Monday, 10_24_22. Cloudy and coolish yesterday in New York with temps hovering around the low 60s. The leaves are just beginning to leave the trees and cover the sidewalks along the park paths, but no Autumn foliage beginning to show, unlike upstate.
Last Wednesday night Paige Peterson hosted a cocktail party honoring Harry Benson and his new book, Harry Benson. Paul — a collection of his photographs of Paul McCartney, the latest volume of his remarkable career. Paige, who likes her camera, can’t help taking photos of everybody she comes in contact with (an exaggeration, but credible nevertheless). I was having dinner with Harry and Gigi Benson last Friday night at Sette Mezzo while Paige was dining at a nearby table. She left the restaurant just as we did and before you knew it, like the paparazzi that she could be, she was outside getting a photo of us — particularly Harry.
Harry, unlike a lot of us, is not fascinated with having his picture taken. In fact, he’ll go along with it because he’s naturally polite under the circumstances — Paige had just given a big cocktail party for him and his new book two days before — but I can tell that he finds being the subject of the camera almost annoying. So he does something to make it seem like he’s “participating” in the process.

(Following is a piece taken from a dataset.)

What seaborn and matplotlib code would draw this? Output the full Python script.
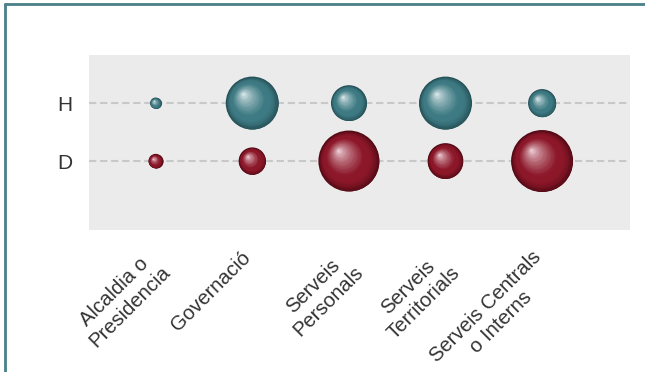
import numpy as np
import pandas as pd
import matplotlib
matplotlib.use("Agg")
import matplotlib.pyplot as plt
import matplotlib.transforms as mtrans
from matplotlib.lines import Line2D
from matplotlib.colors import to_rgb
import seaborn as sns

# ---- data ----
categories = ["Alcaldia o\nPresidencia", "Governació", "Serveis\nPersonals",
              "Serveis\nTerritorials", "Serveis Centrals\no Interns"]
series_names = ["H", "D"]
values_H = [3, 68, 31, 68, 19]
values_D = [5, 18, 90, 31, 93]

df = pd.DataFrame({
    "cat": categories * 2,
    "grp": ["H"] * 5 + ["D"] * 5,
    "val": values_H + values_D,
})

sns.set_style("white", {"axes.facecolor": "#ebebeb"})
plt.rcParams["font.family"] = ["Liberation Sans", "DejaVu Sans"]

DPI = 100
fig = plt.figure(figsize=(6.45, 3.72), dpi=DPI)
ax = fig.add_axes([89 / 645, 1 - 230 / 372, (630 - 89) / 645, (230 - 55) / 372])

xpos = {c: i for i, c in enumerate(categories)}
ypos = {"H": 0, "D": 1}
df["x"] = df["cat"].map(xpos)
df["y"] = df["grp"].map(ypos)

# bubble radius in points: area proportional to value
max_r_px = 31.0
vmax = df["val"].max()
df["r_pt"] = max_r_px * np.sqrt(df["val"] / vmax) * 72 / DPI

edge_cols = {"H": "#244f56", "D": "#520a15"}
base_cols = {"H": "#3e7a83", "D": "#8c1729"}
high_cols = {"H": "#f4fafa", "D": "#fcecf1"}

# grid lines
for g in series_names:
    ax.axhline(ypos[g], color="#c8c8c8", lw=1.5, ls=(0, (3.5, 1.8)), zorder=0)

# outer (dark edge) layer via seaborn
sns.scatterplot(data=df, x="x", y="y", hue="grp", palette=edge_cols,
                s=(2 * df["r_pt"]) ** 2, linewidth=0, legend=False, ax=ax, zorder=2)


def mix(c1, c2, t):
    a = np.array(to_rgb(c1)); b = np.array(to_rgb(c2))
    return tuple(a + (b - a) * t)


def shade(g, u):
    # u = relative radius: 1 outer edge -> 0 focal highlight
    e, b, h = edge_cols[g], base_cols[g], high_cols[g]
    if u > 0.75:
        return mix(b, e, ((u - 0.75) / 0.25) ** 1.5)
    if u > 0.62:
        return to_rgb(b)
    return mix(h, b, (u / 0.62) ** 0.65)


N = 45
for _, row in df.iterrows():
    r = row["r_pt"]
    fx, fy = -0.36 * r, 0.36 * r
    for k in range(1, N):
        u = 1 - k / N
        rk = r * u
        dx = (1 - u) * fx
        dy = (1 - u) * fy
        tr = mtrans.offset_copy(ax.transData, fig=fig, x=dx, y=dy, units="points")
        ax.scatter([row["x"]], [row["y"]], s=(2 * rk) ** 2, color=shade(row["grp"], u),
                   linewidths=0, transform=tr, zorder=3 + k)

ax.set_xlim(-0.69, 4.91)
ax.set_ylim(2.19, -0.83)
ax.set_xticks(range(len(categories)))
ax.set_xticklabels(categories, rotation=45, ha="right", rotation_mode="anchor",
                   fontsize=14.6, color="#333333", multialignment="center")
ax.set_yticks([ypos[g] for g in series_names])
ax.set_yticklabels(series_names, fontsize=15, color="#333333")
ax.tick_params(axis="both", length=0)
ax.tick_params(axis="y", pad=12)
ax.tick_params(axis="x", pad=14)
shift = mtrans.ScaledTranslation(-11 / DPI, 2 / DPI, fig.dpi_scale_trans)
for lab in ax.get_xticklabels():
    lab.set_transform(lab.get_transform() + shift)
ax.set_xlabel("")
ax.set_ylabel("")
for sp in ax.spines.values():
    sp.set_visible(False)

# frame lines (top and left)
border = "#4a8088"
fig.add_artist(Line2D([4.5 / 645, 1], [1 - 4 / 372, 1 - 4 / 372], color=border, lw=2,
                      transform=fig.transFigure))
fig.add_artist(Line2D([4.5 / 645, 4.5 / 645], [0, 1 - 4 / 372], color=border, lw=2,
                      transform=fig.transFigure))

fig.savefig("out.png", dpi=DPI)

Meanwhile, the cocktail party. This one was all out because it had a purpose. There were 70 on the guest list, almost entirely Gigi and Harry’s. This is a good ingredient for a cocktail party as guests will either: 1. See people they don’t get to see much because everyone’s busy or out of town; and 2. You may meet someone interesting, or at least see them from across the room.
Suddenly you’re reminded you are living in New York where everyone and everything happens. It’s a trip, and always enjoyable for the guests. At least in retrospect.
It was called for 5:30 which was a little early for me because I still had work to finish up. I knew it didn’t matter because I’d been told it was a big list. So I arrived at 7:30 when many guests had come and gone, or were about to leave for dinner.
I don’t mind cocktail parties where I don’t know many or any. Watching/observing is often better than a conversation. Because you see us as we make our way through crowds. These events are easily inhibiting, no matter who we think we are in the world (or the neighborhood), we’re vulnerable. All of us. Some of us, like Harry – who is older and wiser – will act out being interested when in fact he’d rather be home snoozing with his dogs on the sofa, and enjoying the relief.
Conversation is usually very superficial, although in this party there were many old acquaintances and associations via Harry and his work, so it was a little more relaxed and animated. When I arrived, just inside the door (as people were beginning to leave), I consciously stood in one place so I could see and say hello to those I know. Although more than one person who greeted me with such familiarity that I knew I must have known that person but “hadn’t a clue” at the moment.
I don’t want to be rude, but I also don’t want to reveal the fact that I can’t remember the person’s name. Obviously it wasn’t a close friend but in my line of work in New York where you meet many, and often on a daily basis; and sometimes have initial conversations that are personal, with or to that particular new person. New Yorkers are used to meeting new people and revealing/unloading if that other person seems naturally agreeable.
Back to the party. By 8 o’clock, most of the guests had departed except for the few (there were ten of us, total) along with Harry and Gigi whom Paige had invited to dinner. Some of us had settled down in her sitting room with the wide black and white striped wall. Paige is also an artist and the apartment has many of her paintings as well as photographs like her near and dear son. The room is very contemporary and yet with a feeling of history surrounding us.
Harry had already adjourned there, which is how the rest of us followed. We were also joined by Edwina Sandys, a long time New Yorker who grew up in England and where her grandfather was Prime Minister by the time she was a young girl. His name was Winston Churchill.
And it happened back then when Edwina was a young girl, she met Harry, the photographer from Lord Beaverbrook’s papers The Standard or The Express who was there to photograph her grandfather. We sat and listened while this young man from Glasgow and the Prime Minister’s granddaughter recalled that moment way back in their time. And of course the recollection was raucous and funny in the recall.
So the evening turned out to be a kind of celebration for Harry and his brilliant career where he’s photographed the widest variety of individuals of the past almost three-quarters of a century, including all of the Presidents back to Truman, as well the Queen whom he photographed several times; as well as the famous of the famous from statesmen and scientists to movie stars, politicians, statesmen, to everyday people and tragic endings.
Harry Benson’s camera was an interest that began when he was a boy. It was to be a natural dedication. Taking those pictures was everything for him. Everything. And so it remained — about life, as seen through the eyes of the man and his camera.
It is also especially noted that in all that development was his wife Gigi, whom he met in Texas, her home state. Besides being wife and mother to his two beautiful daughters, Gigi has served as the super manager of her husband’s career. It grew to be a total partnership/fifty-fifty. Applause, applause!